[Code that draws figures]
>>
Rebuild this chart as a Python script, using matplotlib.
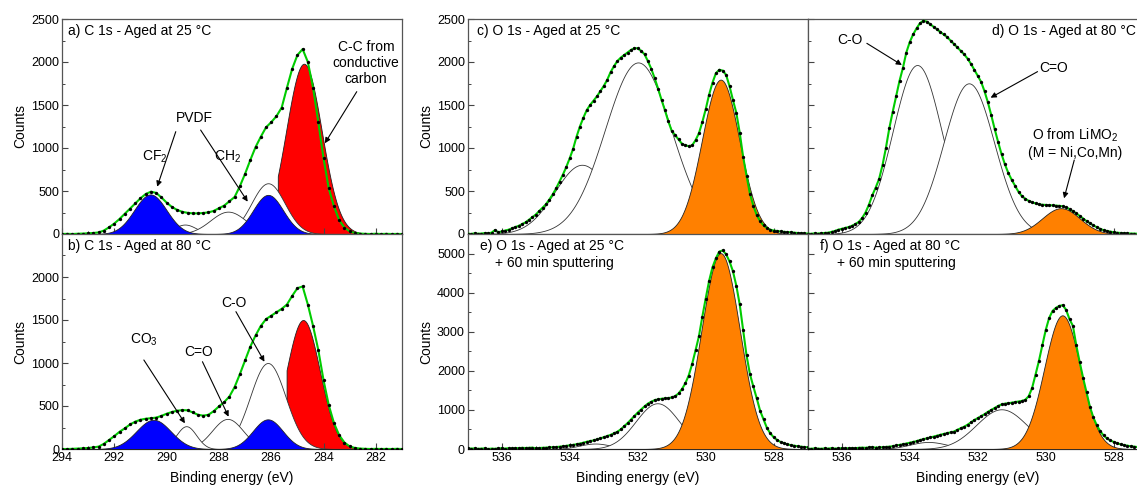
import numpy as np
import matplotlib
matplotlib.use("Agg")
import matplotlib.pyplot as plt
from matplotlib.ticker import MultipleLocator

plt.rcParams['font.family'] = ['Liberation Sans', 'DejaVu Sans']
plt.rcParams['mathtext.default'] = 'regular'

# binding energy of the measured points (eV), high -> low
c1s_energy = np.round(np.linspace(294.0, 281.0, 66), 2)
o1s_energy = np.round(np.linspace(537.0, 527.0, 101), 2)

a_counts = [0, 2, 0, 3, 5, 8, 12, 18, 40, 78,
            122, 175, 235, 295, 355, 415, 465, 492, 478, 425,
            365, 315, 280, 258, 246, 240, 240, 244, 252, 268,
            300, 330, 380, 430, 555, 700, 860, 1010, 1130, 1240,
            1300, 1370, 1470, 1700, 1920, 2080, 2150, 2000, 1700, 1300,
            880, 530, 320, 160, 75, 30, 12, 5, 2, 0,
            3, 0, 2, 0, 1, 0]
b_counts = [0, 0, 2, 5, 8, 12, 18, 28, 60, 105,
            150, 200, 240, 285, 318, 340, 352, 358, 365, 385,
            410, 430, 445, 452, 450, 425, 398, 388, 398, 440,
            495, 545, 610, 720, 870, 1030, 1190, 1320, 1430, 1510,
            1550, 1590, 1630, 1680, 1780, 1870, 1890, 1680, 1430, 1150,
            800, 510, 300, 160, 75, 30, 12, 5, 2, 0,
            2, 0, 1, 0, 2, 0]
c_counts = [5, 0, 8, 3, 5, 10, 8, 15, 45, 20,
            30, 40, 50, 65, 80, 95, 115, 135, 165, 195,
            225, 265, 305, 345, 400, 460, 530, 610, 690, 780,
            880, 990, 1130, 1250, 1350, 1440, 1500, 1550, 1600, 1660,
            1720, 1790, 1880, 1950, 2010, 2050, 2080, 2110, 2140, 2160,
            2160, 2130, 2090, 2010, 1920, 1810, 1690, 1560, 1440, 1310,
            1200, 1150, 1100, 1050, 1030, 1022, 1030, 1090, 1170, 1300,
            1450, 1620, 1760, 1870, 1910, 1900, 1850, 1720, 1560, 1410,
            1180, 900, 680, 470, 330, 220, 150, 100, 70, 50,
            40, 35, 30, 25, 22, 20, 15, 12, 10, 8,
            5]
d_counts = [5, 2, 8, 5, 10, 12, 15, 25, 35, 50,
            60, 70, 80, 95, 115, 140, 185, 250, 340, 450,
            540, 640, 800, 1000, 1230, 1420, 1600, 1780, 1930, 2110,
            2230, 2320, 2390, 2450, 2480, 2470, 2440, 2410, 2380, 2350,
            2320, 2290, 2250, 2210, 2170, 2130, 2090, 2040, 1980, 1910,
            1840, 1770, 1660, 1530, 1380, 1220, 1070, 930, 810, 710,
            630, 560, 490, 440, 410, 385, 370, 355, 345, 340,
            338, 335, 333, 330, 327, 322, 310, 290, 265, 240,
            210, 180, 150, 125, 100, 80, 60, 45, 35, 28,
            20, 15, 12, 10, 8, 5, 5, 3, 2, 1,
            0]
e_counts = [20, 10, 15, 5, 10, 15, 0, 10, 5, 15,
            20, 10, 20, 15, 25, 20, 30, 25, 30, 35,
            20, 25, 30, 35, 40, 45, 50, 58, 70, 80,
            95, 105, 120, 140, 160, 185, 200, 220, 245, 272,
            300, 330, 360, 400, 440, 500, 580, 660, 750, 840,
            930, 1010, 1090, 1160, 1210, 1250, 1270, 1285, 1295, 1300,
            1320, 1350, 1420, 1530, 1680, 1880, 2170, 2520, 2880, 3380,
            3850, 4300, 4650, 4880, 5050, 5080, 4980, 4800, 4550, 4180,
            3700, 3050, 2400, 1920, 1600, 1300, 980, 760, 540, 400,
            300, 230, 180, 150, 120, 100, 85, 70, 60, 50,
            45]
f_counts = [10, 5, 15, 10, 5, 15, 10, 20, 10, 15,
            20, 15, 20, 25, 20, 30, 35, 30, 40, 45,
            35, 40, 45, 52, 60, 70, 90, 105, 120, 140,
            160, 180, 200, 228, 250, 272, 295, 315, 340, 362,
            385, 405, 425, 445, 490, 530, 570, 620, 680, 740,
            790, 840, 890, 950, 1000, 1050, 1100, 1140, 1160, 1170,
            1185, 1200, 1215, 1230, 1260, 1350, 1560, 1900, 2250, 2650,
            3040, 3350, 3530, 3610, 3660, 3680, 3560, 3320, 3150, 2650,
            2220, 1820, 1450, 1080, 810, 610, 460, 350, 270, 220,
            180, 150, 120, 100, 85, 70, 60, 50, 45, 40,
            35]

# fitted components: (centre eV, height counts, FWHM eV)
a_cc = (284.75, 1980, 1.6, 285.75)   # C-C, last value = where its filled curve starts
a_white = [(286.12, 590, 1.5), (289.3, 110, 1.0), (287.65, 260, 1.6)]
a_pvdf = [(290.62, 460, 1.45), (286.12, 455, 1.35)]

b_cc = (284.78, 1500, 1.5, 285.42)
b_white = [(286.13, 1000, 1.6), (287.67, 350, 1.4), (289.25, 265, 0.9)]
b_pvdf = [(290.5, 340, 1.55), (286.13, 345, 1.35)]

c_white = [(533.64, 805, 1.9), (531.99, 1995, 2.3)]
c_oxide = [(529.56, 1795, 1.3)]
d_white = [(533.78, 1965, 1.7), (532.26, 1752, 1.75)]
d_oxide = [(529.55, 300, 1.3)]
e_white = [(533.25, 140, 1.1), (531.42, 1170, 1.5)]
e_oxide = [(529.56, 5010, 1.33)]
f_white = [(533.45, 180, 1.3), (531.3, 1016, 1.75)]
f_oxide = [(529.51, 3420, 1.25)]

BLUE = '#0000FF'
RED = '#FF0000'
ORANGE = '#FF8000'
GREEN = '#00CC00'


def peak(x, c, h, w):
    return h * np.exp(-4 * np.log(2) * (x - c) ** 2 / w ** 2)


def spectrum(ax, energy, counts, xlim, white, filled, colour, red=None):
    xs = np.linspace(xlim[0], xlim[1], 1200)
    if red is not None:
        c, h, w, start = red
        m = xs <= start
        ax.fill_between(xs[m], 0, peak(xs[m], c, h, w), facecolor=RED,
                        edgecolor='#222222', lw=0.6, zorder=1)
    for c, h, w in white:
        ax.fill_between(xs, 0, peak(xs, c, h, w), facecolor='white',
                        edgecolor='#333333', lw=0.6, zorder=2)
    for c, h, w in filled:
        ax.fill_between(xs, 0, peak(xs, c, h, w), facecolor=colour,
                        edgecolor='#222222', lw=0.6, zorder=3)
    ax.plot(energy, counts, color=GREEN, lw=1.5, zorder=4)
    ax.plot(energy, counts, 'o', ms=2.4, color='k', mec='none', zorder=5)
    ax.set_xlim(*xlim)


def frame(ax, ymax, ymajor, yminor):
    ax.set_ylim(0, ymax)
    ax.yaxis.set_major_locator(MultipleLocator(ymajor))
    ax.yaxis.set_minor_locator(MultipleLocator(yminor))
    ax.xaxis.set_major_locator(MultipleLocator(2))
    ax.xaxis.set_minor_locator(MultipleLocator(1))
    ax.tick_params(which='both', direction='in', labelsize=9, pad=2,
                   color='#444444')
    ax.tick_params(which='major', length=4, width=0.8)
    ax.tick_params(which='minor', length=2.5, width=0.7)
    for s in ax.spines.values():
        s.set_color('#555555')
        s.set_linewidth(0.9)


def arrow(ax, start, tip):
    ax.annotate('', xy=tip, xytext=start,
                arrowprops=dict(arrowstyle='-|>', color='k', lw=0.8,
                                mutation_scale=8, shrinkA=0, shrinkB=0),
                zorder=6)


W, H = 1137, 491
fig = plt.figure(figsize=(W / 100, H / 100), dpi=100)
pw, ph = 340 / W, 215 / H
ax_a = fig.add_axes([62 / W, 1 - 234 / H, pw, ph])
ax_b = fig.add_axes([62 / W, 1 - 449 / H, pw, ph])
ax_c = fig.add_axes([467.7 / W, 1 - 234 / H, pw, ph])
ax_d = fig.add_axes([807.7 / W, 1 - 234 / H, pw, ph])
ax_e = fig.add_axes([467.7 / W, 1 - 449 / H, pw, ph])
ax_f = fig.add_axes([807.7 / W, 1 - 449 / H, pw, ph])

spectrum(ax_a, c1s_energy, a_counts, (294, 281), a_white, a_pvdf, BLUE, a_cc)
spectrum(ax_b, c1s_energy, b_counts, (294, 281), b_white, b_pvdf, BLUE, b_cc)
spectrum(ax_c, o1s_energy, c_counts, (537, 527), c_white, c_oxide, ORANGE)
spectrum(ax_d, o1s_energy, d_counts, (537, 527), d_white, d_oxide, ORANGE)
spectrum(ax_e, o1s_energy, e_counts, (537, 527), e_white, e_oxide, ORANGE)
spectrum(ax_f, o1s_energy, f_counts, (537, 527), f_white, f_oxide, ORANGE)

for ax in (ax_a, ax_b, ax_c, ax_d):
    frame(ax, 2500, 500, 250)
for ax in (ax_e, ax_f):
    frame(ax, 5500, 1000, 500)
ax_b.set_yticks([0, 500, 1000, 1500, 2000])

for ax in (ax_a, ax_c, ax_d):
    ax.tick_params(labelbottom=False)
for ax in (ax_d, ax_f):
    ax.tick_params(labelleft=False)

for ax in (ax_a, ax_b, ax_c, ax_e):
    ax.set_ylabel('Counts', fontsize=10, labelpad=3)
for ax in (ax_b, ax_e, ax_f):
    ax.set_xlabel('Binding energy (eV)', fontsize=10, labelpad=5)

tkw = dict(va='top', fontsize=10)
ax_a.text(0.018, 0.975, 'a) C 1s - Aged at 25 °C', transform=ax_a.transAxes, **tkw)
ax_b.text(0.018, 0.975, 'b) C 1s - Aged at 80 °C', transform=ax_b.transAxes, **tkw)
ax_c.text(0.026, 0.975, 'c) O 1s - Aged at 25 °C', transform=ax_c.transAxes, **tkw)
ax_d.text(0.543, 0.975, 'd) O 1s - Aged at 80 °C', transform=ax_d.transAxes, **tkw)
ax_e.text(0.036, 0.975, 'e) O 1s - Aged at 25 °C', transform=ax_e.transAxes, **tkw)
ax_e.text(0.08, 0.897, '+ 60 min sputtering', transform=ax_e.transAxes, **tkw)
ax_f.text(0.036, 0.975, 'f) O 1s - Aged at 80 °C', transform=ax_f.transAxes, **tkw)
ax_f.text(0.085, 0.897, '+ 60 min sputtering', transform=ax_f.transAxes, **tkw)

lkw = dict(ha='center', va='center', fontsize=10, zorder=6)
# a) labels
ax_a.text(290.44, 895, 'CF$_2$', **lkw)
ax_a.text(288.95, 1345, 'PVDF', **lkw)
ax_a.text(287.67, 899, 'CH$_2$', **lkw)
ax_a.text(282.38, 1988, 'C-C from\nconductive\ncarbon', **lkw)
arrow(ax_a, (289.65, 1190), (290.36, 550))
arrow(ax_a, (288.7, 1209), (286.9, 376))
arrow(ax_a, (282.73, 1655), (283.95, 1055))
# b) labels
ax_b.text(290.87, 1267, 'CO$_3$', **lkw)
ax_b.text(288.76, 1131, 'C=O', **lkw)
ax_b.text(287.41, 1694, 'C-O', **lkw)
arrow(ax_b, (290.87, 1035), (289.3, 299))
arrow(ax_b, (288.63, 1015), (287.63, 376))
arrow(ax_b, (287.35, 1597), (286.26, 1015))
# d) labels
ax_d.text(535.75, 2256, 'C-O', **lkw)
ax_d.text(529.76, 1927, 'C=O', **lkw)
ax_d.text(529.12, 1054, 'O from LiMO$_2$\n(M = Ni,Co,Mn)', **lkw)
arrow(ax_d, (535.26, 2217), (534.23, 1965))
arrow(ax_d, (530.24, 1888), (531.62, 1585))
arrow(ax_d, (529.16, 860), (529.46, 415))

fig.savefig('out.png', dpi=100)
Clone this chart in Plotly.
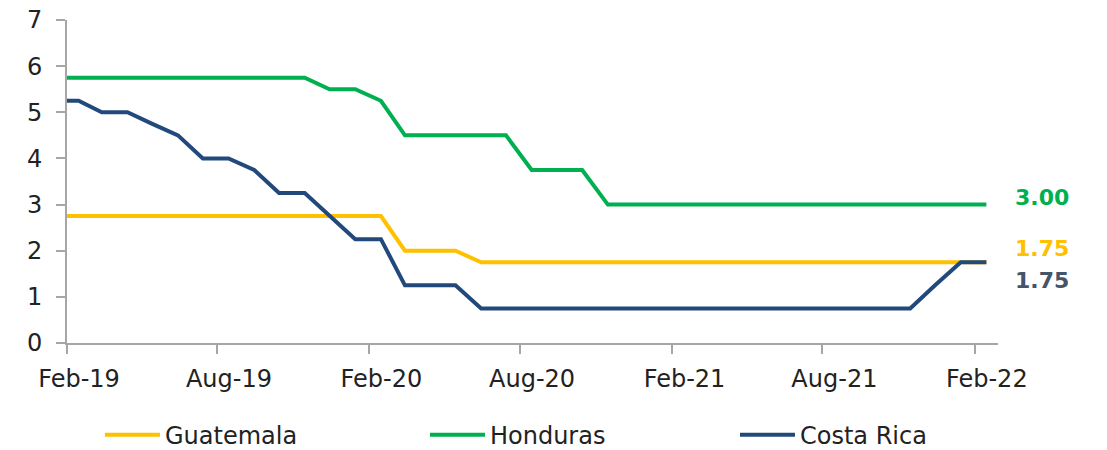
<<
-- Exercise directions --
Copy exactly the lines running from the beginning of the listing through the line that has "o1s_energy = np.round(np.linspace(537.0, 527.0, 101), 2)". Drop the pictures.

-- Reply --
Rebuild this chart as a Python script, using matplotlib.
import numpy as np
import matplotlib
matplotlib.use("Agg")
import matplotlib.pyplot as plt
from matplotlib.ticker import MultipleLocator

plt.rcParams['font.family'] = ['Liberation Sans', 'DejaVu Sans']
plt.rcParams['mathtext.default'] = 'regular'

# binding energy of the measured points (eV), high -> low
c1s_energy = np.round(np.linspace(294.0, 281.0, 66), 2)
o1s_energy = np.round(np.linspace(537.0, 527.0, 101), 2)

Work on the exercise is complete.